A lot of people’s financial troubles in New Zealand are down to this financial treadmill. As soon as they get a glimmer of hope for the financial future they need (AKA decide) to upsize their house (or car, or holiday program) and the treadmill belt just keeps going around and around and around in circles.

Why?

Our need to upgrade is in part due to the chemicals in our brain. Dopamine is a chemical that gives us a natural high. In layman’s language, it’s Buyagra. It’s something that helps you shop. It’s when we get a reward – such as the new car, new bathroom and so on. You only actually need to think about the reward to get the dopamine running.

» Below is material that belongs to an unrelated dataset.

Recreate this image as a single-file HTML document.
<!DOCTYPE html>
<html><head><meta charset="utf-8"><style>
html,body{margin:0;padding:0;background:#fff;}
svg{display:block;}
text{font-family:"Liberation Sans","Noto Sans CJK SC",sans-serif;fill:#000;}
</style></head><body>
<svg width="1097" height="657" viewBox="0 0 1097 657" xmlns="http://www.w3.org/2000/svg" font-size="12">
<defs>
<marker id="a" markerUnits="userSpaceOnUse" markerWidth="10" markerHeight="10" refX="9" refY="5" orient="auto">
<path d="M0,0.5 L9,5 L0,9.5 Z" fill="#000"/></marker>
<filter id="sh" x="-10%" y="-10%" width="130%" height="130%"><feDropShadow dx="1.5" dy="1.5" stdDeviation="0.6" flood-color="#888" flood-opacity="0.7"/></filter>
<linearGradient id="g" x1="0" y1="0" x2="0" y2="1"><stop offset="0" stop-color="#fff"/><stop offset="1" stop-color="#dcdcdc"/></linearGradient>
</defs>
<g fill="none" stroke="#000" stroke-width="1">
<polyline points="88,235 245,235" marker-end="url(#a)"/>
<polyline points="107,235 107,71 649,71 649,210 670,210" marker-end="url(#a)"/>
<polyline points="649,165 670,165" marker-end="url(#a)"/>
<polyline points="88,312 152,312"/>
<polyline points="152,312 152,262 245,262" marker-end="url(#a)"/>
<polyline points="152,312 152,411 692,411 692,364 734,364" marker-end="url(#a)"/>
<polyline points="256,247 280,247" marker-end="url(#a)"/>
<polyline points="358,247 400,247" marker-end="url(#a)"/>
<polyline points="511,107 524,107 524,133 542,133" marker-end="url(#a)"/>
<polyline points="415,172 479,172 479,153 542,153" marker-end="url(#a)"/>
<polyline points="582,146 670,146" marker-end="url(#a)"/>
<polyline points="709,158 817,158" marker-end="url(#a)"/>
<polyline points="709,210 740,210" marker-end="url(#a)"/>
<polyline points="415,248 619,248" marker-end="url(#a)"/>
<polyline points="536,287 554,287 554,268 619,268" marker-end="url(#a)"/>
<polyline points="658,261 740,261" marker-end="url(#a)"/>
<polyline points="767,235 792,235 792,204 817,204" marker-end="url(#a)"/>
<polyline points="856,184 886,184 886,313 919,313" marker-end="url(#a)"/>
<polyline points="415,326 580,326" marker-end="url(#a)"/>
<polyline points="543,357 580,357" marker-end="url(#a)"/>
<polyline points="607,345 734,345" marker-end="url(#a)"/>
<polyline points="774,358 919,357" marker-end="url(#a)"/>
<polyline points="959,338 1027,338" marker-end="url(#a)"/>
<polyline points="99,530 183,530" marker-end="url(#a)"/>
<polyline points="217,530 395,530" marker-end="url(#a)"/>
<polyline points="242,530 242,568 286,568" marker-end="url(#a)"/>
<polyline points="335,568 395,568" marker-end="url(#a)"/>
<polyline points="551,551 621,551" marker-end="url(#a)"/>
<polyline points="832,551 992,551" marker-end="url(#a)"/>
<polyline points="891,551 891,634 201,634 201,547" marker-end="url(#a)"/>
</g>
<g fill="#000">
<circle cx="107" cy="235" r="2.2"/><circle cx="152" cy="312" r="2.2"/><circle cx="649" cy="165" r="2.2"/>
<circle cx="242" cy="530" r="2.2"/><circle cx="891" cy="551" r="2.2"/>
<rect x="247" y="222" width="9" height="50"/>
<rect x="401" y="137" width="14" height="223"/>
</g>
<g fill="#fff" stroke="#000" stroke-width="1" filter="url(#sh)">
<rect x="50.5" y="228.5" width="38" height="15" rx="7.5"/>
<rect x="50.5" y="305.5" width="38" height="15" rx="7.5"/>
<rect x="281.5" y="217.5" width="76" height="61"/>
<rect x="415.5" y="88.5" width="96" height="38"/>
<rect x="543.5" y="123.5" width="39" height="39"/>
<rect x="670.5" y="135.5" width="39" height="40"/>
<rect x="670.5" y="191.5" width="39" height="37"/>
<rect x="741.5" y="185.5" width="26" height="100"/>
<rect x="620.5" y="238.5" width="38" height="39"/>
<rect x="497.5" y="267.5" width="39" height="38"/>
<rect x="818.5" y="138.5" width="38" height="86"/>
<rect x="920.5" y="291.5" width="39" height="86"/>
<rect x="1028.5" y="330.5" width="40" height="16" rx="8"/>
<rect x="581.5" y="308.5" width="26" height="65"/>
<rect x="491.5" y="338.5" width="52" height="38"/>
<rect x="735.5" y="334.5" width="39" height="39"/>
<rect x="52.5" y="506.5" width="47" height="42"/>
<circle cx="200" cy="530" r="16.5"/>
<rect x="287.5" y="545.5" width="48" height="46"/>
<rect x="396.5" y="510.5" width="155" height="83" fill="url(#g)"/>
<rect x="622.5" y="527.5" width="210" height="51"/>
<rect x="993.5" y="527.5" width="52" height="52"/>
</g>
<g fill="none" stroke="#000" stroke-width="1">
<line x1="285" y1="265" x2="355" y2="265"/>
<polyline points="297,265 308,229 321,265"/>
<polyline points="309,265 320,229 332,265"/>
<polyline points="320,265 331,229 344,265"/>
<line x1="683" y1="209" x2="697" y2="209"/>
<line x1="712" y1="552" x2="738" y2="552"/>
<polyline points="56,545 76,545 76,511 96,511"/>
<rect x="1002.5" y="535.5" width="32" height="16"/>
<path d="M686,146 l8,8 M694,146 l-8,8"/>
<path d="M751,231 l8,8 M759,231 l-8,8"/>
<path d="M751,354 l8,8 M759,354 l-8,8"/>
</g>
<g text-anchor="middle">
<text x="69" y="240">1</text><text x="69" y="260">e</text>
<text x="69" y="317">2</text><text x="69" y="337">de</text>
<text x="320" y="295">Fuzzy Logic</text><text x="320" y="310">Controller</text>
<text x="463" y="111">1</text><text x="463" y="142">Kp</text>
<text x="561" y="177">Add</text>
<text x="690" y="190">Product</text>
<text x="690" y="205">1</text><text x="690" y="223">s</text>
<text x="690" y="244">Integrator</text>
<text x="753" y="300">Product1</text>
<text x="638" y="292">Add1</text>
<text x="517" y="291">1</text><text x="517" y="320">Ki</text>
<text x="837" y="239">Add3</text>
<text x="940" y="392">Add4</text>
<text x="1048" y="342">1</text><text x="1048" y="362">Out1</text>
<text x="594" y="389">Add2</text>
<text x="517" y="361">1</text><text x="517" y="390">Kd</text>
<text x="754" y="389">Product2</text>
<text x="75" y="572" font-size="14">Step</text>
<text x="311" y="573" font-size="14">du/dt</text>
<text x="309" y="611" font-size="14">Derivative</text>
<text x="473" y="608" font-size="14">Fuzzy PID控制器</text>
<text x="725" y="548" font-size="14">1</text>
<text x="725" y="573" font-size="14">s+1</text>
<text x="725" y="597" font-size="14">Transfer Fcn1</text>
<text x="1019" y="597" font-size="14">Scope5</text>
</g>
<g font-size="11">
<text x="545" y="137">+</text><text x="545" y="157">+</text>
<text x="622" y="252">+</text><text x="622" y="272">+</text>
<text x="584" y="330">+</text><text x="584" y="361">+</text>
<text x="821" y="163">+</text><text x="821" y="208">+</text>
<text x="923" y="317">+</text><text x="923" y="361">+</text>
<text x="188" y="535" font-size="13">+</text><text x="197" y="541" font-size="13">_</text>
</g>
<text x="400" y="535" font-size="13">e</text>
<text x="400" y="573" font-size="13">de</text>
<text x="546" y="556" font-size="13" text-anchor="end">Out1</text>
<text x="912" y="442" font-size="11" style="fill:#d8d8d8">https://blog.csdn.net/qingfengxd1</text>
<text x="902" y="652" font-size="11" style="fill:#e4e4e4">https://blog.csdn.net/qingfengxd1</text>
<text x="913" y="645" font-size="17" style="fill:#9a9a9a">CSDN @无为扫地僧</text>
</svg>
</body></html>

But as soon as we get the item we desire it’s suddenly not enough. That new house somehow “shrinks” and we “need” (read: want) to extend it. That’s what Buyagra is all about. Coupled with easy borrowing it becomes downright dangerous.

The scary numbers.

We use other psychological failings to convince ourselves that we’ve borrowed against the mortgage so we’re being good. We didn’t take out HP or anything bad like that, did we? People think because it’s on the mortgage that it’s “good savings”.

Add another $40,000 for a kitchen to a $400,000 mortgage with 15 years to run and you’ll pay $64,514 for that kitchen. The repayment costs on the kitchen at 6.7% are $352 a month – and interest rates may rise again, making it more painful.

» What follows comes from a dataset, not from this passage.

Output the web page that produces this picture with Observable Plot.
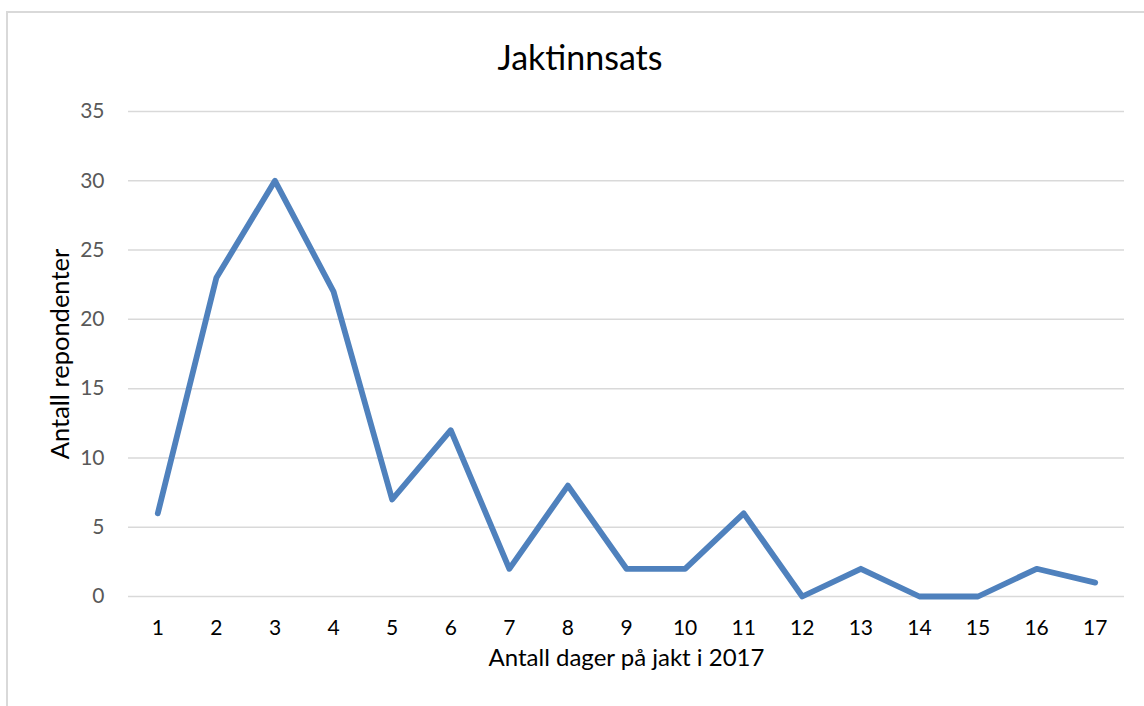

A $200,000 extension could potentially cost you $317,570 over the life of that mortgage. Imagine if you’d put that into your KiwiSaver instead?

The cold hard truth is that you’re not getting ahead by “needing” a new kitchen or bathroom every ten years.

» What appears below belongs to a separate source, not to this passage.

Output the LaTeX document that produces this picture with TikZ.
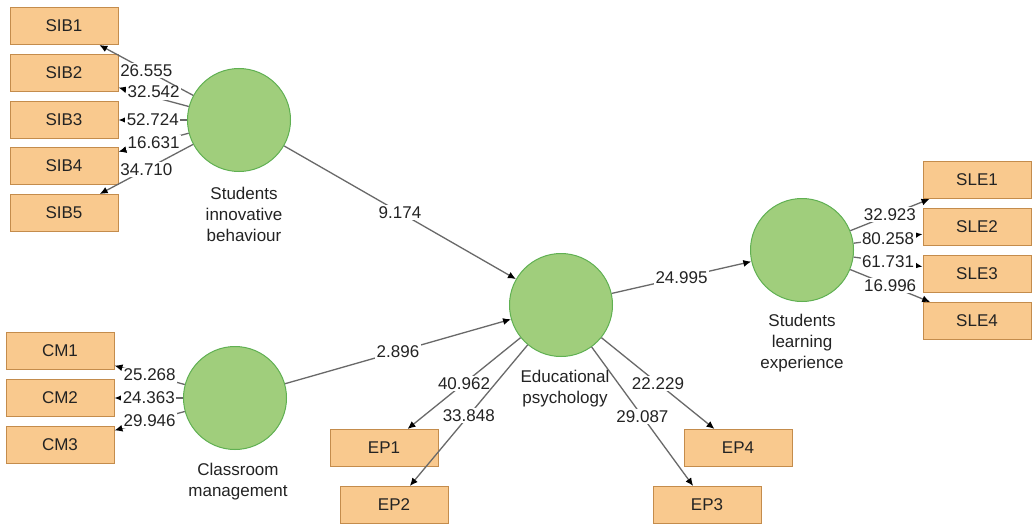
\documentclass[tikz,border=0pt]{standalone}
\usepackage{fontspec}
\setmainfont{Liberation Sans}
\usetikzlibrary{arrows.meta}
\definecolor{boxfill}{RGB}{249,201,142}
\definecolor{boxdraw}{RGB}{196,140,76}
\definecolor{lvfill}{RGB}{160,206,124}
\definecolor{lvdraw}{RGB}{96,176,82}
\definecolor{edgecol}{RGB}{105,105,105}
\definecolor{txt}{RGB}{35,35,35}
\begin{document}
\begin{tikzpicture}[x=1pt,y=-1pt,
  ind/.style={draw=boxdraw, fill=boxfill, line width=1pt, minimum width=108pt, minimum height=37pt, inner sep=0pt, text=txt, font=\fontsize{17}{20}\selectfont},
  lv/.style={circle, draw=lvdraw, fill=lvfill, line width=1pt, minimum size=103pt, inner sep=0pt},
  lvlab/.style={align=center, inner sep=0pt, text=txt, font=\fontsize{17}{21}\selectfont},
  conn/.style={draw=edgecol, line width=1.3pt, -{Latex[length=8pt,width=7pt,color=black]}},
  val/.style={fill=white, inner sep=1.5pt, text=txt, font=\fontsize{17}{20}\selectfont}
]
\useasboundingbox[fill=white] (0,0) rectangle (1032,524);

% latent variables
\node[lv] (sib) at (239,120) {};
\node[lv] (cm)  at (235,398) {};
\node[lv] (ep)  at (561,305) {};
\node[lv] (sle) at (802,250) {};

\node[lvlab] (sibl) at (244,214) {Students\\innovative\\behaviour};
\node[lvlab] (cml)  at (238,482) {Classroom\\management};
\node[lvlab] (epl)  at (565,389) {Educational\\psychology};
\node[lvlab] (slel) at (802,343) {Students\\learning\\experience};

% indicators
\node[ind] (sib1) at (64,26)  {SIB1};
\node[ind] (sib2) at (64,73)  {SIB2};
\node[ind] (sib3) at (64,120) {SIB3};
\node[ind] (sib4) at (64,166) {SIB4};
\node[ind] (sib5) at (64,213) {SIB5};

\node[ind] (cm1) at (60,351) {CM1};
\node[ind] (cm2) at (60,398) {CM2};
\node[ind] (cm3) at (60,445) {CM3};

\node[ind] (ep1) at (384,448) {EP1};
\node[ind] (ep2) at (394,505) {EP2};
\node[ind] (ep3) at (707,505) {EP3};
\node[ind] (ep4) at (738,448) {EP4};

\node[ind] (sle1) at (977,180) {SLE1};
\node[ind] (sle2) at (977,227) {SLE2};
\node[ind] (sle3) at (977,274) {SLE3};
\node[ind] (sle4) at (977,321) {SLE4};

% outer loadings
\draw[conn] (sib) -- node[val] {26.555} (sib1);
\draw[conn] (sib) -- node[val,yshift=5pt] {32.542} (sib2);
\draw[conn] (sib) -- node[val] {52.724} (sib3);
\draw[conn] (sib) -- node[val] {16.631} (sib4);
\draw[conn] (sib) -- node[val] {34.710} (sib5);

\draw[conn] (cm) -- node[val] {25.268} (cm1);
\draw[conn] (cm) -- node[val] {24.363} (cm2);
\draw[conn] (cm) -- node[val] {29.946} (cm3);

\draw[conn] (ep) -- node[val] {40.962} (ep1);
\draw[conn] (ep) -- node[val] {33.848} (ep2);
\draw[conn] (ep) -- node[val] {29.087} (ep3);
\draw[conn] (ep) -- node[val] {22.229} (ep4);

\draw[conn] (sle) -- node[val] {32.923} (sle1);
\draw[conn] (sle) -- node[val] {80.258} (sle2);
\draw[conn] (sle) -- node[val] {61.731} (sle3);
\draw[conn] (sle) -- node[val] {16.996} (sle4);

% structural paths
\draw[conn] (sib) -- node[val] {9.174} (ep);
\draw[conn] (cm) -- node[val] {2.896} (ep);
\draw[conn] (ep) -- node[val] {24.995} (sle);
\end{tikzpicture}
\end{document}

Step off the treadmill to retirement savings

One of the greatest financial learning experiences for me was being made redundant. Suddenly I had to hand my company car back and found myself using a bicycle and public transport to get around.

When I landed a new job we stepped off the treadmill by choice. We consciously decided not to buy a second car.

Even more important, we chose to be satisfied with our house just the way it is, not upgrade it just because we could. We own a nice house, not a 90 square metre box. So there wasn’t a reason to buy an even nicer house as we may have been tempted to.

It was very liberating in our house when we realised that there is a life choice to be made of being satisfied with what you’ve got.

The redundancy gave us an insight into how we could become financial stable long term and it was a blessing in an ironic way. It has transformed our retirement savings.

Living the debt-free high life.

That’s not to say that we don’t have holidays and don’t buy ourselves little luxuries. But we do it out of savings, not by extending the mortgage. A $5,000 family holiday, costs us $5,000, not $7,939 over 15 years.

My final advice is to retrain the way you think. Learn to think with your cup half full when you see your house/car/TV and other belongings. Thank your lucky stars for having them, rather than dreaming about replacing them.